Case ID: f-supp_112/html/0355-01.html
Source: Caselaw Access Project
Author: {"author": "SMITH, District Judge.", "license": "Public Domain", "url": "https://static.case.law/"}
Date Created: 2024-08-24T03:29:51.129683

TURGEON et al. v. SHELBY MUTUAL PLATE GLASS & CAS. CO.
    Civ. No. 3713.
    United States District Court D. Connecticut.
    Jan. 27, 1953.
    Robert Halloran, of Halloran, Sage & Phelon, Plartford, Conn., for plaintiffs.
    Valentine IJ. Sacco, of Butler, Volpe, Garrity & Sacco, Hartford, Conn., for defendant
   SMITH, District Judge.

Plaintiffs recovered in the New York Courts judgments for personal injuries and death against one Mazziott, insured by defendant under a garage liability policy. The judgments are for amounts largely in excess of the policy limits and remain wholly unsatisfied.

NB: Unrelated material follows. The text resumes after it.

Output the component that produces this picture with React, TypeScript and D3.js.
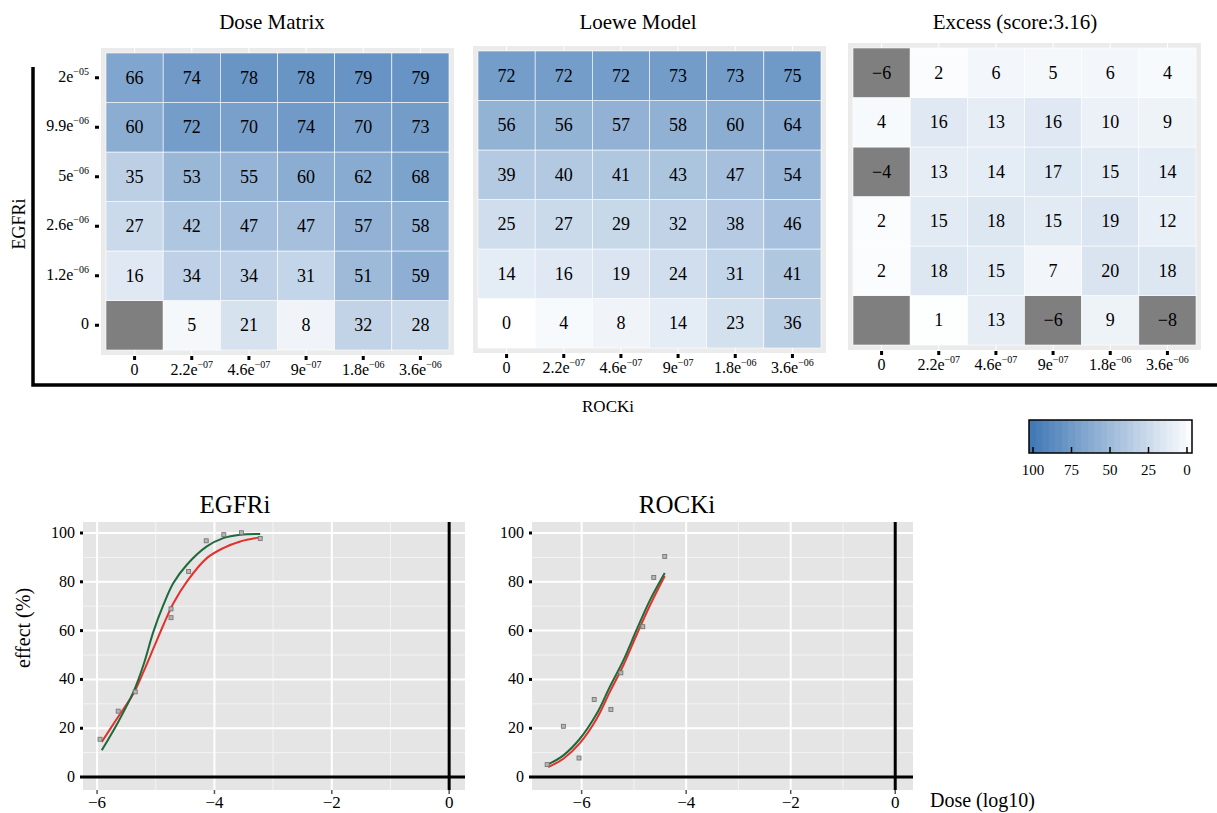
import * as d3 from 'd3'

const FONT = "'Liberation Serif', 'Times New Roman', serif"

// ROCKi doses (columns) and EGFRi doses (rows, lowest first)
const rockiLabels = ['0', '2.2e-07', '4.6e-07', '9e-07', '1.8e-06', '3.6e-06']
const egfriLabels = ['0', '1.2e-06', '2.6e-06', '5e-06', '9.9e-06', '2e-05']

// rows follow egfriLabels, columns follow rockiLabels; null = no value
const doseMatrix = [
  [null, 5, 21, 8, 32, 28],
  [16, 34, 34, 31, 51, 59],
  [27, 42, 47, 47, 57, 58],
  [35, 53, 55, 60, 62, 68],
  [60, 72, 70, 74, 70, 73],
  [66, 74, 78, 78, 79, 79],
]
const loeweModel = [
  [0, 4, 8, 14, 23, 36],
  [14, 16, 19, 24, 31, 41],
  [25, 27, 29, 32, 38, 46],
  [39, 40, 41, 43, 47, 54],
  [56, 56, 57, 58, 60, 64],
  [72, 72, 72, 73, 73, 75],
]
const excess = [
  [null, 1, 13, -6, 9, -8],
  [2, 18, 15, 7, 20, 18],
  [2, 15, 18, 15, 19, 12],
  [-4, 13, 14, 17, 15, 14],
  [4, 16, 13, 16, 10, 9],
  [-6, 2, 6, 5, 6, 4],
]
const legendTicks = [100, 75, 50, 25, 0]

// single drug dose response: [log10 dose, effect]
const egfriPoints = [
  [-5.95, 15.5], [-5.64, 27.0], [-5.35, 34.9], [-4.74, 68.9], [-4.74, 65.3],
  [-4.44, 84.2], [-4.14, 96.8], [-3.84, 99.3], [-3.54, 100.1], [-3.22, 97.7],
]
const egfriGreen = [
  [-5.92, 11.0], [-5.64, 22.6], [-5.38, 34.9], [-5.21, 45.9], [-5.04, 59.6],
  [-4.87, 70.5], [-4.7, 79.5], [-4.47, 87.0], [-4.13, 94.5], [-3.85, 97.9],
  [-3.56, 99.3], [-3.22, 99.6],
]
const egfriRed = [
  [-5.92, 14.4], [-5.64, 24.7], [-5.38, 34.2], [-5.21, 43.1], [-5.04, 52.7],
  [-4.87, 62.3], [-4.7, 71.2], [-4.47, 80.1], [-4.13, 89.7], [-3.85, 93.8],
  [-3.56, 96.5], [-3.22, 98.2],
]
const rockiPoints = [
  [-6.66, 5.1], [-6.35, 20.8], [-6.05, 7.8], [-5.76, 31.8], [-5.44, 27.7],
  [-5.25, 42.7], [-4.83, 61.6], [-4.62, 81.8], [-4.41, 90.4],
]
const rockiGreen = [
  [-6.64, 5.2], [-6.35, 8.9], [-6.03, 15.8], [-5.71, 26.0], [-5.46, 37.0],
  [-5.2, 47.9], [-4.95, 60.3], [-4.69, 72.6], [-4.41, 83.6],
]
const rockiRed = [
  [-6.64, 4.1], [-6.35, 7.5], [-6.03, 14.0], [-5.71, 24.0], [-5.46, 34.9],
  [-5.2, 45.9], [-4.95, 58.2], [-4.69, 70.5], [-4.41, 82.4],
]
const effectTicks = [0, 20, 40, 60, 80, 100]
const effectMinor = [10, 30, 50, 70, 90]
const doseTicks = [-6, -4, -2, 0]
const doseMinor = [-7, -5, -3, -1]

const color = d3.scaleLinear<string>().domain([0, 100]).range(['#ffffff', '#3f77b4']).clamp(true)
const NA_COLOR = '#7f7f7f'

function SciLabel({ label, x, y, anchor }) {
  const parts = label.split('e')
  if (parts.length < 2) {
    return (
      <text x={x} y={y} textAnchor={anchor} fontSize={16}>
        {label}
      </text>
    )
  }
  return (
    <text x={x} y={y} textAnchor={anchor} fontSize={16}>
      {parts[0]}e
      <tspan fontSize={10} dy={-7}>
        {parts[1].replace('-', '\u2212')}
      </tspan>
    </text>
  )
}

function Heatmap({ title, data, left, top, titleX, showY }) {
  const w = 343
  const h = 297
  const x = d3.scaleBand().domain(rockiLabels).range([left, left + w])
  const y = d3.scaleBand().domain([...egfriLabels].reverse()).range([top, top + h])
  const pad = 5
  const bottom = top + h + pad
  return (
    <g>
      <text x={titleX} y={29} textAnchor="middle" fontSize={21}>
        {title}
      </text>
      <rect x={left - pad} y={top - pad} width={w + 2 * pad} height={h + 2 * pad} fill="#ebebeb" />
      {rockiLabels.map((r) => (
        <line key={r} x1={x(r) + x.bandwidth() / 2} x2={x(r) + x.bandwidth() / 2} y1={top - pad} y2={bottom} stroke="#fff" />
      ))}
      {data.map((row, i) =>
        row.map((v, j) => {
          const cx = x(rockiLabels[j])
          const cy = y(egfriLabels[i])
          const fill = v === null || v < 0 ? NA_COLOR : color(v)
          return (
            <g key={`${i}-${j}`}>
              <rect x={cx} y={cy} width={x.bandwidth()} height={y.bandwidth()} fill={fill} stroke="#fff" strokeWidth={0.6} />
              {v !== null && (
                <text x={cx + x.bandwidth() / 2} y={cy + y.bandwidth() / 2 + 6} textAnchor="middle" fontSize={18}>
                  {String(v).replace('-', '\u2212')}
                </text>
              )}
            </g>
          )
        })
      )}
      {rockiLabels.map((r) => {
        const cx = x(r) + x.bandwidth() / 2
        return (
          <g key={r}>
            <rect x={cx - 1.5} y={bottom + 1} width={3} height={4} fill="#000" />
            <SciLabel label={r} x={cx} y={bottom + 20} anchor="middle" />
          </g>
        )
      })}
      {showY &&
        egfriLabels.map((e) => {
          const cy = y(e) + y.bandwidth() / 2
          return (
            <g key={e}>
              <rect x={left - pad - 6} y={cy - 1.5} width={4} height={3} fill="#000" />
              <SciLabel label={e} x={left - pad - 12} y={cy + 4} anchor="end" />
            </g>
          )
        })}
    </g>
  )
}

function DosePlot({ title, points, green, red, xDomain, xRange, titleX }) {
  const x = d3.scaleLinear().domain(xDomain).range(xRange)
  const y = d3.scaleLinear().domain([-5.3, 104.5]).range([790, 522])
  const [x0, x1] = xRange
  const line = d3
    .line<number[]>()
    .x((d) => x(d[0]))
    .y((d) => y(d[1]))
    .curve(d3.curveCatmullRom.alpha(0.5))
  const minorX = doseMinor.filter((v) => v > xDomain[0] && v < xDomain[1])
  return (
    <g>
      <text x={titleX} y={513} textAnchor="middle" fontSize={25}>
        {title}
      </text>
      <rect x={x0} y={522} width={x1 - x0} height={268} fill="#e5e5e5" />
      {effectMinor.map((v) => (
        <line key={v} x1={x0} x2={x1} y1={y(v)} y2={y(v)} stroke="#f4f4f4" strokeWidth={1} />
      ))}
      {minorX.map((v) => (
        <line key={v} x1={x(v)} x2={x(v)} y1={522} y2={790} stroke="#f4f4f4" strokeWidth={1} />
      ))}
      {effectTicks.map((v) => (
        <line key={v} x1={x0} x2={x1} y1={y(v)} y2={y(v)} stroke="#fff" strokeWidth={2} />
      ))}
      {doseTicks.map((v) => (
        <line key={v} x1={x(v)} x2={x(v)} y1={522} y2={790} stroke="#fff" strokeWidth={2} />
      ))}
      <line x1={x0 - 3} x2={x1} y1={y(0)} y2={y(0)} stroke="#000" strokeWidth={3} />
      <line x1={x(0)} x2={x(0)} y1={522} y2={790} stroke="#000" strokeWidth={3} />
      <path d={line(red)} fill="none" stroke="#e2322c" strokeWidth={2} />
      <path d={line(green)} fill="none" stroke="#1d6a3a" strokeWidth={2} />
      {points.map((p, i) => (
        <rect key={i} x={x(p[0]) - 2} y={y(p[1]) - 2} width={4} height={4} fill="#b5b5b5" stroke="#6e6e6e" strokeWidth={0.8} />
      ))}
      {effectTicks.map((v) => (
        <g key={v}>
          {v > 0 && <rect x={x0 - 3} y={y(v) - 1.5} width={3} height={3} fill="#000" />}
          <text x={x0 - 8} y={y(v) + 5} textAnchor="end" fontSize={16}>
            {v}
          </text>
        </g>
      ))}
      {doseTicks.map((v) => (
        <g key={v}>
          <line x1={x(v)} x2={x(v)} y1={790} y2={794} stroke="#555" strokeWidth={1.5} />
          <text x={x(v)} y={808} textAnchor="middle" fontSize={17}>
            {String(v).replace('-', '\u2212')}
          </text>
        </g>
      ))}
    </g>
  )
}

function Legend() {
  const x = d3.scaleLinear().domain([100, 0]).range([1033, 1187])
  const steps = d3.range(0, 100, 4)
  const bx0 = 1029
  const bx1 = 1192
  const bandX = d3.scaleLinear().domain([100, 0]).range([bx0, bx1])
  return (
    <g>
      {steps.map((s) => (
        <rect key={s} x={bandX(s + 4)} y={420} width={bandX(s) - bandX(s + 4) + 0.5} height={33} fill={color(s + 2)} />
      ))}
      <rect x={bx0} y={420} width={bx1 - bx0} height={33} fill="none" stroke="#000" strokeWidth={1.5} />
      {legendTicks.map((t) => (
        <g key={t}>
          <line x1={x(t)} x2={x(t)} y1={447} y2={453} stroke="#000" strokeWidth={1.5} />
          <text x={x(t)} y={475} textAnchor="middle" fontSize={15}>
            {t}
          </text>
        </g>
      ))}
    </g>
  )
}

export default function App() {
  return (
    <svg
      width={1217}
      height={813}
      style={{ position: 'absolute', left: 0, top: 0, background: '#fff', fontFamily: FONT }}
    >
      <Heatmap title="Dose Matrix" data={doseMatrix} left={106} top={53} titleX={272} showY={true} />
      <Heatmap title="Loewe Model" data={loeweModel} left={478} top={51} titleX={638} showY={false} />
      <Heatmap title="Excess (score:3.16)" data={excess} left={853} top={48} titleX={1015} showY={false} />
      <path d="M33,67 V385 H1217" fill="none" stroke="#000" strokeWidth={3.5} />
      <text transform="translate(25,224) rotate(-90)" textAnchor="middle" fontSize={18}>
        EGFRi
      </text>
      <text x={608} y={412} textAnchor="middle" fontSize={17}>
        ROCKi
      </text>
      <Legend />
      <DosePlot
        title="EGFRi"
        points={egfriPoints}
        green={egfriGreen}
        red={egfriRed}
        xDomain={[-6.24, 0.27]}
        xRange={[83, 465]}
        titleX={235}
      />
      <DosePlot
        title="ROCKi"
        points={rockiPoints}
        green={rockiGreen}
        red={rockiRed}
        xDomain={[-6.95, 0.34]}
        xRange={[532, 913]}
        titleX={677}
      />
      <text transform="translate(30,628) rotate(-90)" textAnchor="middle" fontSize={20}>
        effect (%)
      </text>
      <text x={930} y={807} fontSize={20}>
        Dose (log10)
      </text>
    </svg>
  )
}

Defendant moves for summary judgment dismissing the second count. Plaintiffs in the second count seek recovery of the full amounts of the judgments with interest, alleging that defendant negligently failed to settle within the policy limits.

It may be conceded, as defendant contends, that plaintiffs, even if treated as creditor third-party beneficiaries, could recover on the policy itself only the policy limits. The plaintiffs, however, base their claims on the statute which by its terms subrogates them to all the insured’s rights against the defendant. Insured’s right of action in negligence ordinarily would not be assignable to plaintiffs, but there is no reason to doubt the power of the Legislature to transfer this right if it chose to do so.

Its primary purpose in the act in question was to provide protection for those injured by judgment-proof insureds. We cannot say whether it had specifically in mind the insured’s right of action for negligence against the insurer as well as his right of action for breach of the contract to pay up to a specified amount on behalf of the insured. Both were, however, potential assets of the insured and one may as well be marshalled for the satisfaction of the insured’s judgment debt to the injured party as the other.

The language of the statute is broad enough to cover both.

The motion for summary judgment on the second count is denied.